# Modeling - Predict Failure in 24 Hours

Train and evaluate models on the processed data. Focus on **recall** (catching failures) while minimizing false alarms.

In [None]:
import pandas as pd
import numpy as np
import json
from pathlib import Path
from sklearn.ensemble import RandomForestClassifier
from sklearn.metrics import classification_report, confusion_matrix, roc_auc_score, roc_curve
from imblearn.over_sampling import SMOTE
import matplotlib.pyplot as plt

plt.style.use('ggplot')

In [None]:
# Load preprocessed data (run 02_preprocessing.ipynb first)
X_train = pd.read_csv('data/X_train.csv')
X_test = pd.read_csv('data/X_test.csv')
y_train = pd.read_csv('data/y_train.csv').iloc[:, 0]
y_test = pd.read_csv('data/y_test.csv').iloc[:, 0]

with open('data/feature_cols.json') as f:
    feature_cols = json.load(f)

print("Train:", X_train.shape, y_train.shape)
print("Test:", X_test.shape, y_test.shape)
print("Train positive rate:", y_train.mean()*100, "%")
print("Test positive rate:", y_test.mean()*100, "%")

In [None]:
# Fix y_train if needed (pandas read_csv behavior)
if isinstance(y_train, pd.DataFrame):
    y_train = y_train.iloc[:, 0]
if isinstance(y_test, pd.DataFrame):
    y_test = y_test.iloc[:, 0]
y_train = y_train.astype(int)
y_test = y_test.astype(int)

## Handle Class Imbalance with SMOTE

In [None]:
smote = SMOTE(random_state=42, k_neighbors=5)
X_train_smote, y_train_smote = smote.fit_resample(X_train, y_train)

print("After SMOTE:")
print(f"  Train samples: {len(X_train_smote)}")
print(f"  Positive rate: {y_train_smote.mean()*100:.1f}%")

## Train Random Forest

In [None]:
model = RandomForestClassifier(n_estimators=100, max_depth=10, random_state=42, class_weight='balanced')
model.fit(X_train_smote, y_train_smote)

y_pred = model.predict(X_test)
y_proba = model.predict_proba(X_test)[:, 1]

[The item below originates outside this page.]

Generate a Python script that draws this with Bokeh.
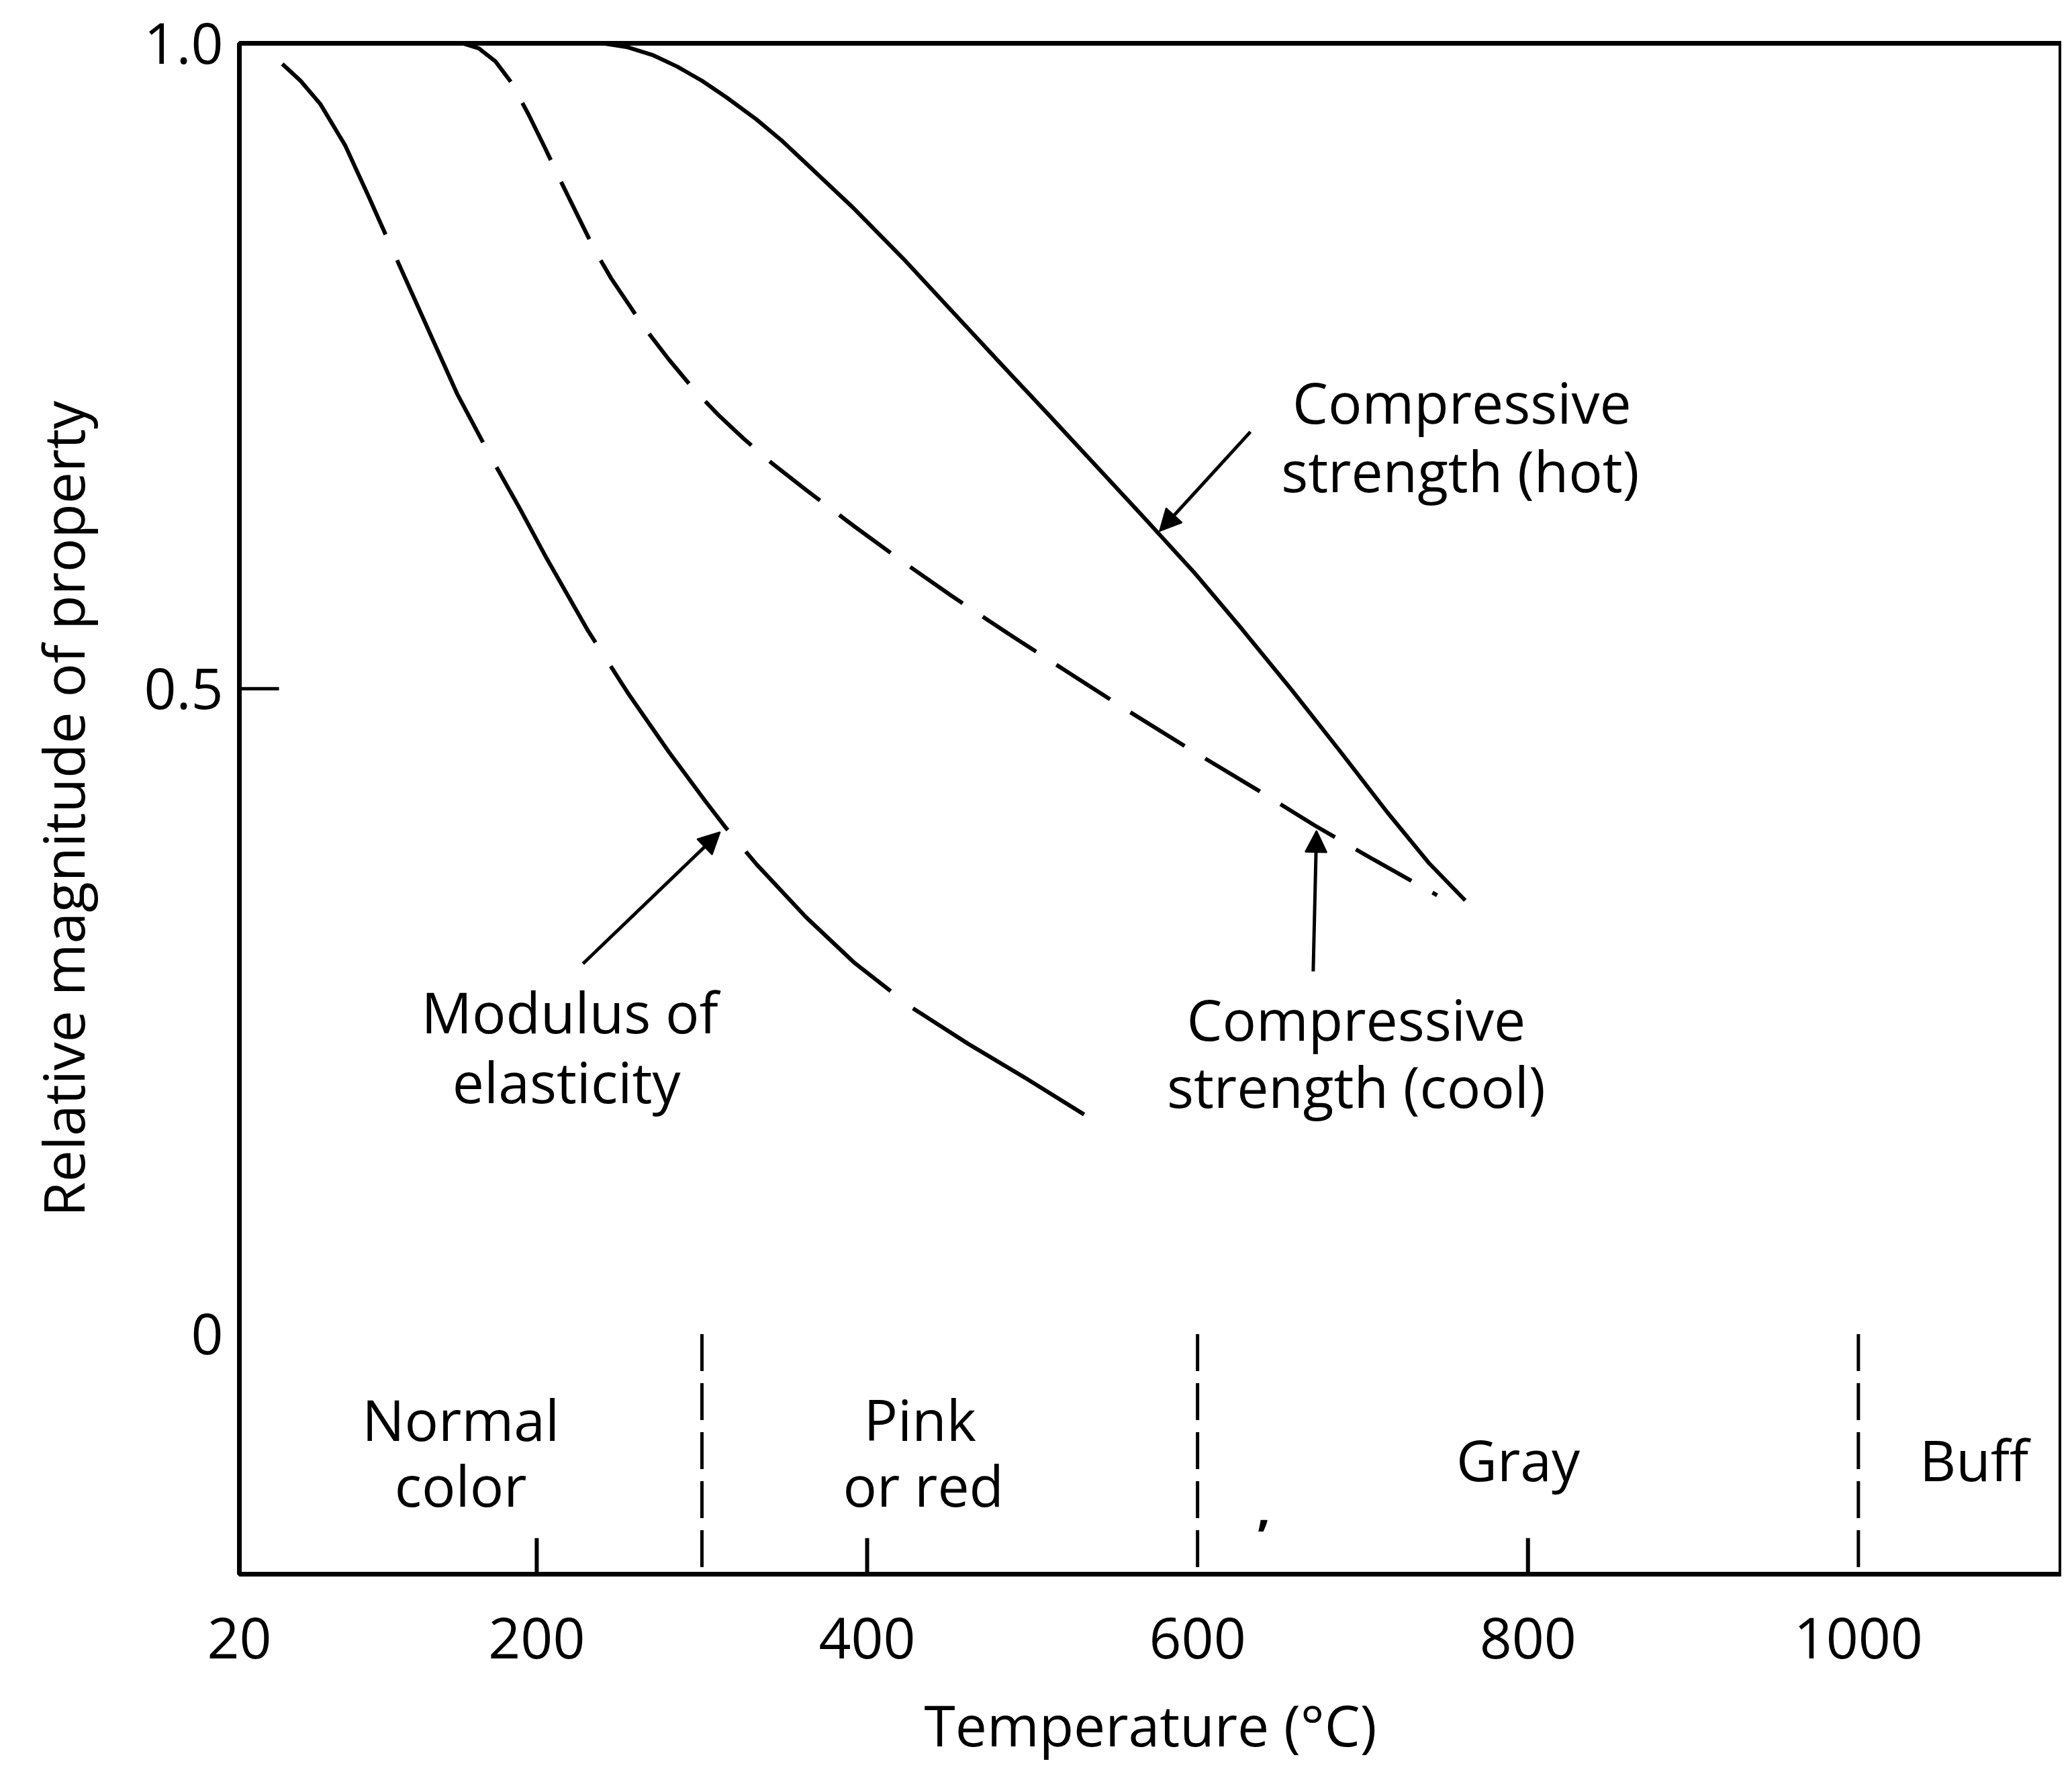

print("Classification Report:")
print(classification_report(y_test, y_pred, target_names=['No Failure', 'Failure']))
print("\nConfusion Matrix:")
print(confusion_matrix(y_test, y_pred))
print("\nROC-AUC:", roc_auc_score(y_test, y_proba))

In [None]:
# Feature importance
imp = pd.DataFrame({'feature': feature_cols, 'importance': model.feature_importances_})
imp = imp.sort_values('importance', ascending=False)
imp.plot(x='feature', y='importance', kind='barh', figsize=(8, 5), legend=False)
plt.title('Feature Importance')
plt.tight_layout()
plt.show()

In [None]:
# ROC curve
fpr, tpr, _ = roc_curve(y_test, y_proba)
plt.figure(figsize=(6, 5))
plt.plot(fpr, tpr, label=f'RF (AUC={roc_auc_score(y_test, y_proba):.3f})')
plt.plot([0, 1], [0, 1], 'k--')
plt.xlabel('False Positive Rate')
plt.ylabel('True Positive Rate')
plt.title('ROC Curve')
plt.legend()
plt.tight_layout()
plt.show()

## XGBoost (Optional)

In [None]:
try:
    import xgboost as xgb
    xgb_model = xgb.XGBClassifier(n_estimators=100, max_depth=6, scale_pos_weight=len(y_train)/max(y_train.sum(), 1), random_state=42)
    xgb_model.fit(X_train_smote, y_train_smote)
    y_pred_xgb = xgb_model.predict(X_test)
    print("XGBoost Classification Report:")
    print(classification_report(y_test, y_pred_xgb, target_names=['No Failure', 'Failure']))
    print("ROC-AUC:", roc_auc_score(y_test, xgb_model.predict_proba(X_test)[:, 1]))
except ImportError:
    print("XGBoost not installed. pip install xgboost")

In [None]:
# Save best model
Path('models').mkdir(exist_ok=True)
import joblib
joblib.dump(model, 'models/rf_model.joblib')
print("Model saved to models/rf_model.joblib")